C. Vers l’identification de gènes impliqués dans le développement ovarien: Zfx
C’est bien sûr l’objectif des recherches qui sont menées actuellement au niveau international et qui reposent sur les méthodes de biologie moléculaire. Un travail très récent du groupe de David Page examine les conséquence sur la souris de l’invalidation du gène Zfx (38) homologue murin du gène humain ZFX. ZFX et son homologue (non identique) du chromosome Y, ZFY, sont des protéines en doigt de zinc qui sont supposées jouer un rôle dans les mécanismes de différenciation sexuelle, la spermatogénèse et dans la survenue du syndrome de Turner. L’inactivation du gène Zfx est responsable chez les souris males d’une diminution de moitié du nombre de spermatozoïdes, sans conséquences sur la fertilité, et les souris sont de p)lus normalement virilisées. Les souris femelles Zfx-/- ont des organes genitaux féminins normaux mais présentent une diminution du nombre d’ovocytes avec hypofertilité et insuffisance ovarienne prématurée. Les souris XX hétérozygotes Zfx +/- ont une fertilité à peu conservée. La réduction du nombre d’ovocytes chez les souris -/- correspond à une déplétion en follicules à tous les stades de développement. De plus, les auteurs montrent qu’il existe un déficit en cellules germinales primordiales (chez les mâles -/Y comme chez les femelles -/-) dès la fin de leur migration au niveau des crêtes génitales, avant même le début de la différenciation sexuelle.

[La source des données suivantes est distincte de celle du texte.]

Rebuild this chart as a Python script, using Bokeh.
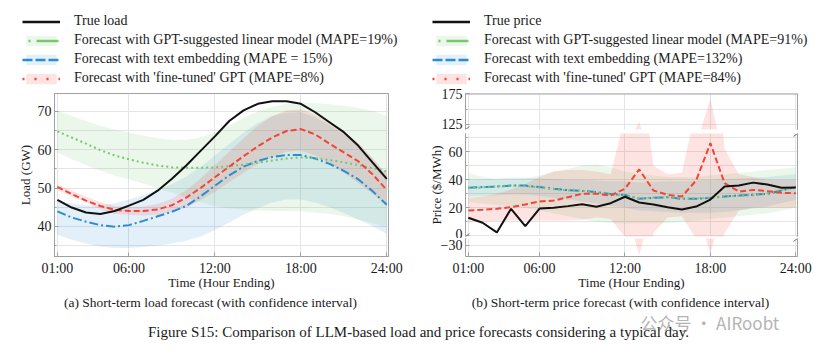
from bokeh.plotting import figure
from bokeh.layouts import row, column
from bokeh.models import Range1d, FixedTicker, Legend, LegendItem, Label, LinearAxis, Arrow, Span
from bokeh.embed import file_html
from bokeh.resources import INLINE

# ---------------- data ----------------
hours = list(range(1, 25))
tick_hours = [1, 6, 12, 18, 24]
tick_labels = ["01:00", "06:00", "12:00", "18:00", "24:00"]

# (a) load, GW
load_true = [46.9, 44.9, 43.6, 43.2, 44.0, 45.4, 46.9, 49.3, 52.4, 55.9, 59.7, 63.5,
             67.5, 70.3, 72.0, 72.7, 72.7, 72.0, 69.8, 67.2, 64.6, 61.1, 56.7, 52.4]
load_lin = [64.8, 63.2, 61.6, 59.9, 58.5, 57.5, 56.6, 55.9, 55.4, 55.3, 55.3, 55.4,
            55.7, 56.1, 56.6, 57.2, 57.7, 58.0, 57.8, 57.3, 56.7, 56.0, 55.2, 54.3]
load_lin_lo = [59.3, 57.5, 56.0, 54.5, 53.3, 52.3, 51.2, 50.0, 48.8, 47.5, 46.3, 45.3,
               44.7, 44.3, 44.1, 44.0, 44.0, 43.9, 43.6, 43.2, 42.6, 41.8, 40.8, 39.7]
load_lin_hi = [70.3, 68.8, 67.5, 66.3, 65.3, 64.5, 63.7, 63.0, 62.6, 62.6, 63.2, 64.5,
               66.3, 68.3, 70.0, 71.2, 72.0, 72.3, 72.2, 71.9, 71.5, 71.0, 70.2, 68.8]
load_emb = [43.9, 42.3, 41.2, 40.3, 39.9, 40.3, 41.4, 42.6, 43.8, 45.3, 47.8, 50.6,
            53.3, 55.6, 57.1, 58.1, 58.6, 58.6, 57.7, 56.3, 54.5, 52.3, 49.2, 45.6]
load_emb_lo = [37.8, 36.5, 35.5, 34.7, 34.3, 34.3, 34.6, 35.0, 35.5, 36.2, 37.3, 39.0,
               41.0, 43.0, 44.8, 46.2, 47.0, 47.0, 46.2, 45.0, 43.5, 41.8, 40.0, 38.0]
load_emb_hi = [46.5, 46.0, 45.5, 45.5, 46.0, 47.0, 48.2, 49.5, 51.0, 53.0, 55.5, 58.5,
               61.5, 64.5, 67.0, 68.8, 69.7, 69.8, 68.5, 66.5, 64.0, 61.0, 57.5, 53.5]
load_ft = [50.3, 48.4, 46.7, 45.3, 44.3, 44.0, 44.0, 44.4, 45.5, 47.5, 50.0, 52.8,
           55.6, 58.3, 60.9, 63.2, 64.9, 65.4, 64.0, 61.6, 59.3, 57.0, 53.6, 49.5]
load_ft_lo = [49.5, 47.8, 46.3, 44.5, 43.3, 43.0, 42.8, 43.0, 43.8, 45.0, 46.8, 49.0,
              51.5, 54.0, 56.3, 58.2, 59.5, 59.8, 58.5, 56.5, 54.0, 51.3, 48.5, 45.5]
load_ft_hi = [51.0, 49.3, 47.8, 46.3, 45.3, 45.0, 45.2, 45.8, 47.2, 49.5, 52.5, 56.0,
              59.5, 63.0, 66.3, 68.8, 70.3, 70.5, 69.3, 67.3, 64.8, 61.8, 58.0, 53.5]
load_ticks = [40, 50, 60, 70]
load_minor = [35, 45, 55, 65]

# (b) price, $/MWh
price_true = [12.9, 9.3, 2.4, 19.3, 6.9, 19.5, 20.0, 21.2, 22.6, 20.7, 23.3, 27.9,
              23.8, 22.4, 20.4, 18.8, 20.9, 25.9, 35.2, 35.9, 38.0, 36.6, 34.3, 34.5]
price_lin = [34.0, 34.6, 35.3, 36.0, 35.7, 34.5, 33.3, 32.4, 32.3, 31.0, 29.5, 28.8,
             26.8, 27.3, 27.4, 26.6, 26.6, 27.3, 28.3, 28.6, 29.0, 30.3, 32.8, 34.6]
price_lin_lo = [24, 23, 22, 21, 20, 18, 16, 14, 12, 10, 9, 9,
                9, 9, 9, 10, 11, 12, 13, 14, 15, 16, 18, 20]
price_lin_hi = [45, 42, 40, 40, 41, 43, 46, 48, 50, 51, 49, 46,
                44, 43, 42, 42, 42, 43, 44, 45, 46, 47, 48, 49]
price_emb = [34.3, 34.8, 35.2, 35.9, 35.9, 34.8, 33.6, 32.6, 32.1, 31.2, 29.8, 29.1,
             26.4, 27.1, 27.6, 26.4, 26.4, 27.1, 28.1, 28.8, 29.3, 30.0, 32.4, 34.8]
price_emb_lo = [28.0, 28.5, 29.0, 29.5, 29.5, 28.5, 27.0, 26.0, 24.5, 23.0, 21.5, 20.0,
                18.0, 17.5, 17.0, 16.5, 16.5, 16.5, 17.0, 18.0, 19.5, 21.0, 23.5, 25.5]
price_emb_hi = [40.0, 40.5, 41.0, 41.5, 41.5, 41.0, 40.5, 40.0, 40.0, 39.5, 39.0, 39.0,
                38.0, 38.5, 39.0, 39.0, 39.5, 40.0, 40.5, 41.0, 41.5, 42.0, 43.0, 44.0]
price_ft = [18.1, 18.6, 19.3, 20.4, 22.4, 24.5, 25.2, 27.6, 30.0, 30.0, 28.8, 33.6,
            47.4, 32.4, 29.3, 28.1, 39.5, 66.2, 37.6, 31.6, 32.8, 31.9, 30.7, 30.4]
price_ft_lo = [9.7, 10.0, 10.5, 11.0, 11.0, 11.0, 11.0, 11.0, 11.5, 13.0, 12.0, -1.0,
               -37.0, 2.0, 13.0, 14.0, -2.0, -36.0, 2.0, 18.0, 20.0, 20.0, 20.0, 20.0]
price_ft_hi = [27, 28, 30, 33, 37, 42, 46, 47, 47, 46, 44, 85,
               129.4, 50, 44, 45, 91.5, 167, 62, 44, 42, 40, 40, 40]

price_top_ticks, price_top_minor = [125, 175], [150]
price_mid_ticks, price_mid_minor = [0, 20, 40, 60], [10, 30, 50, 70]
price_bot_ticks, price_bot_minor = [-30], []

legend_a = ["True load",
            "Forecast with GPT-suggested linear model (MAPE=19%)",
            "Forecast with text embedding (MAPE = 15%)",
            "Forecast with 'fine-tuned' GPT (MAPE=8%)"]
legend_b = ["True price",
            "Forecast with GPT-suggested linear model (MAPE=91%)",
            "Forecast with text embedding (MAPE=132%)",
            "Forecast with 'fine-tuned' GPT (MAPE=84%)"]

# ---------------- style ----------------
FONT = "Liberation Serif"
GRAY = "#a0a0a0"
GRID = "#e4e4e4"
TXT = "#1a1a1a"
BLACK, GREEN, BLUE, RED = "#111111", "#78c76f", "#2b8ccf", "#f2453a"
X_RANGE = (0.8, 24.12)
FS = "14px"
NAN = float("nan")


def base_fig(width, height, yr, **kw):
    p = figure(width=width, height=height, x_range=Range1d(*X_RANGE), y_range=Range1d(*yr),
               output_backend="svg", toolbar_location=None, **kw)
    p.background_fill_color = "white"
    p.border_fill_color = "white"
    p.xgrid.ticker = FixedTicker(ticks=tick_hours)
    p.xgrid.grid_line_color = GRID
    p.ygrid.grid_line_color = GRID
    p.ygrid.minor_grid_line_color = GRID
    for ax in p.yaxis:
        ax.axis_line_color = GRAY
        ax.major_tick_line_color = GRAY
        ax.minor_tick_line_color = GRAY
        ax.major_tick_in = 4
        ax.major_tick_out = 0
        ax.minor_tick_in = 2
        ax.minor_tick_out = 0
        ax.major_label_standoff = 3
        ax.major_label_text_font = FONT
        ax.major_label_text_font_size = FS
        ax.major_label_text_color = TXT
        ax.axis_label_text_font = FONT
        ax.axis_label_text_font_size = "13px"
        ax.axis_label_text_font_style = "normal"
        ax.axis_label_text_color = TXT
        ax.axis_label_standoff = 2
    return p


def style_xaxis(p):
    for ax in p.xaxis:
        ax.ticker = FixedTicker(ticks=tick_hours)
        ax.major_label_overrides = dict(zip(tick_hours, tick_labels))
        ax.axis_line_color = GRAY
        ax.major_tick_line_color = GRAY
        ax.minor_tick_line_color = None
        ax.major_tick_in = 4
        ax.major_tick_out = 0
        ax.major_label_standoff = 4
        ax.major_label_text_font = FONT
        ax.major_label_text_font_size = FS
        ax.major_label_text_color = TXT
        ax.axis_label = "Time (Hour Ending)"
        ax.axis_label_text_font = FONT
        ax.axis_label_text_font_size = "13px"
        ax.axis_label_text_font_style = "normal"
        ax.axis_label_text_color = TXT
        ax.axis_label_standoff = -4


def draw_series(p, x, true, lin, lin_lo, lin_hi, emb, emb_lo, emb_hi, ft, ft_lo, ft_hi):
    p.varea(x=x, y1=lin_lo, y2=lin_hi, fill_color=GREEN, fill_alpha=0.15)
    p.varea(x=x, y1=emb_lo, y2=emb_hi, fill_color=BLUE, fill_alpha=0.13)
    p.varea(x=x, y1=ft_lo, y2=ft_hi, fill_color=RED, fill_alpha=0.15)
    p.line(x, emb, line_color=BLUE, line_width=2, line_dash="9 3 2 3")
    p.line(x, lin, line_color=GREEN, line_width=2, line_dash="2 3")
    p.line(x, ft, line_color=RED, line_width=2, line_dash="6 3")
    p.line(x, true, line_color=BLACK, line_width=2)


def legend_fig(width, labels, x0):
    lf = figure(width=width, height=87, x_range=Range1d(0, 1), y_range=Range1d(0, 1),
                x_axis_location=None, y_axis_location=None, toolbar_location=None,
                output_backend="svg", min_border=0)
    lf.outline_line_color = None
    lf.grid.visible = False
    # legend proxies (NaN data, nothing drawn in the frame) with the reference's legend styles
    l_true = lf.line(x=[NAN], y=[NAN], line_color=BLACK, line_width=2.5)
    b_lin = lf.varea(x=[NAN], y1=[NAN], y2=[NAN], fill_color=GREEN, fill_alpha=0.15)
    l_lin = lf.line(x=[NAN], y=[NAN], line_color=GREEN, line_width=2.5, line_dash="0 6 2 6 22 0")
    b_emb = lf.varea(x=[NAN], y1=[NAN], y2=[NAN], fill_color=BLUE, fill_alpha=0.13)
    l_emb = lf.line(x=[NAN], y=[NAN], line_color=BLUE, line_width=2.5, line_dash="10 3")
    b_ft = lf.varea(x=[NAN], y1=[NAN], y2=[NAN], fill_color=RED, fill_alpha=0.15)
    l_ft = lf.line(x=[NAN], y=[NAN], line_color=RED, line_width=2.5, line_dash="2 10")
    items = [LegendItem(label=labels[0], renderers=[l_true]),
             LegendItem(label=labels[1], renderers=[b_lin, l_lin]),
             LegendItem(label=labels[2], renderers=[b_emb, l_emb]),
             LegendItem(label=labels[3], renderers=[b_ft, l_ft])]
    leg = Legend(items=items, location=(x0, 1), orientation="vertical",
                 glyph_width=38, glyph_height=13, label_standoff=14, spacing=3,
                 padding=0, margin=0, border_line_color=None, background_fill_alpha=0,
                 label_text_font=FONT, label_text_font_size=FS, label_text_color=TXT,
                 label_height=13)
    lf.add_layout(leg, "center")
    return lf


# ---------------- (a) load ----------------
pl = base_fig(415, 207, (32.1, 74.7), min_border_left=54, min_border_right=27,
              min_border_top=6, min_border_bottom=38)
pl.outline_line_color = GRAY
pl.yaxis.ticker = FixedTicker(ticks=load_ticks, minor_ticks=load_minor)
pl.ygrid.ticker = FixedTicker(ticks=load_ticks, minor_ticks=load_minor)
pl.yaxis.axis_label = "Load (GW)"
style_xaxis(pl)
draw_series(pl, hours, load_true, load_lin, load_lin_lo, load_lin_hi,
            load_emb, load_emb_lo, load_emb_hi, load_ft, load_ft_lo, load_ft_hi)


# ---------------- (b) price: broken y axis as three stacked panels ----------------
def price_panel(height, yr, ticks, minor, mb_top, mb_bot, xaxis, ylabel=None):
    p = base_fig(414, height, yr, min_border_left=50, min_border_right=32,
                 min_border_top=mb_top, min_border_bottom=mb_bot,
                 x_axis_location="below" if xaxis else None)
    p.outline_line_color = None
    p.yaxis.ticker = FixedTicker(ticks=ticks, minor_ticks=minor)
    p.ygrid.ticker = FixedTicker(ticks=ticks, minor_ticks=minor)
    if ylabel:
        p.yaxis.axis_label = ylabel
    if xaxis:
        style_xaxis(p)
    right = LinearAxis(ticker=FixedTicker(ticks=[]), axis_line_color=GRAY,
                       major_tick_line_color=None, minor_tick_line_color=None)
    p.add_layout(right, "right")
    draw_series(p, hours, price_true, price_lin, price_lin_lo, price_lin_hi,
                price_emb, price_emb_lo, price_emb_hi, price_ft, price_ft_lo, price_ft_hi)
    return p


TOP_RANGE = (116.8, 175.6)
MID_RANGE = (-0.5, 73.1)
BOT_RANGE = (-37.9, -25.0)
ptop = price_panel(45, TOP_RANGE, price_top_ticks, price_top_minor, 6, 3, False)
ptop.add_layout(Span(location=TOP_RANGE[1], dimension="width", line_color=GRAY, line_width=2))
pmid = price_panel(106, MID_RANGE, price_mid_ticks, price_mid_minor, 1, 2, False,
                   ylabel="Price ($/MWh)")
pbot = price_panel(56, BOT_RANGE, price_bot_ticks, price_bot_minor, 0, 38, True)


def break_mark(p, yval, dy):
    dx = 0.28
    for xv in X_RANGE:
        p.add_layout(Arrow(end=None, x_start=xv - dx, y_start=yval - dy,
                           x_end=xv + dx, y_end=yval + dy,
                           line_color="#777777", line_width=1))


break_mark(ptop, TOP_RANGE[0], 4.9)
break_mark(pmid, MID_RANGE[1], 2.1)
break_mark(pmid, MID_RANGE[0], 2.1)
break_mark(pbot, BOT_RANGE[1], 2.1)

leg_a = legend_fig(415, legend_a, 22)
leg_b = legend_fig(414, legend_b, 17)

# ---------------- captions ----------------
cf = figure(width=829, height=64, x_range=Range1d(0, 829), y_range=Range1d(0, 64),
            x_axis_location=None, y_axis_location=None, toolbar_location=None,
            output_backend="svg", min_border=0)
cf.outline_line_color = None
cf.grid.visible = False
cf.add_layout(Label(x=210, y=56, text="(a) Short-term load forecast (with confidence interval)",
                    text_font=FONT, text_font_size="13.5px", text_color=TXT,
                    text_align="center", text_baseline="middle"))
cf.add_layout(Label(x=620, y=56, text="(b) Short-term price forecast (with confidence interval)",
                    text_font=FONT, text_font_size="13.5px", text_color=TXT,
                    text_align="center", text_baseline="middle"))
cf.add_layout(Label(x=640, y=36, text="公众号 · AIRoobt", text_font="Noto Sans CJK SC",
                    text_font_size="17px", text_color="#b4b4b4",
                    text_align="left", text_baseline="middle"))
cf.add_layout(Label(x=418, y=27,
                    text="Figure S15: Comparison of LLM-based load and price forecasts considering a typical day.",
                    text_font=FONT, text_font_size="15px", text_color=TXT,
                    text_align="center", text_baseline="middle"))

layout = column(row(leg_a, leg_b), row(pl, column(ptop, pmid, pbot)), cf)

open("out.html", "w").write(file_html(layout, INLINE))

De plus, il est important de noter que l’inactivation de Zfx est responsable, dans les deux sexes, d’un retard de croissance in utero, persistant en post-natal; il n’existe donc pas de compensation par Zfy. Il est donc vraisemblable que le gène Zfx est responsable du maintien du capital folliculaire.
En conclusion, en dehors des altérations du chromosome X détectées en cytogénétiques, les causes génétiques des troubles de la détermination ovarienne sont encore peu connues. De rares gènes autosomiques tel que le gène du recepteur de FSH ont récemment été associés à des insuffisances ovariennes précoces. L’exploration de ces gènes devant un tableau clinico-biologique évocateur de ménopause précoce doit aujourd’hui être envisagée.
Bien que rares, ces cas sont bien sûr exemplaires car ils correspondent à une invalidation ou une surexpression naturelles d’un gène et constituent ainsi des modèles privilégiés d’étude du rôle de ces facteurs dans la physiologie ovarienne. Leur analyse exhaustive repose sur une collaboration étroite des gynécologues pédiatres et des généticiens moléculaires, collaboration qui peut faire espérer l’isolement à court terme, de l’ensemble des gènes impliqués dans la détermination et dans la maintenance ovariennes.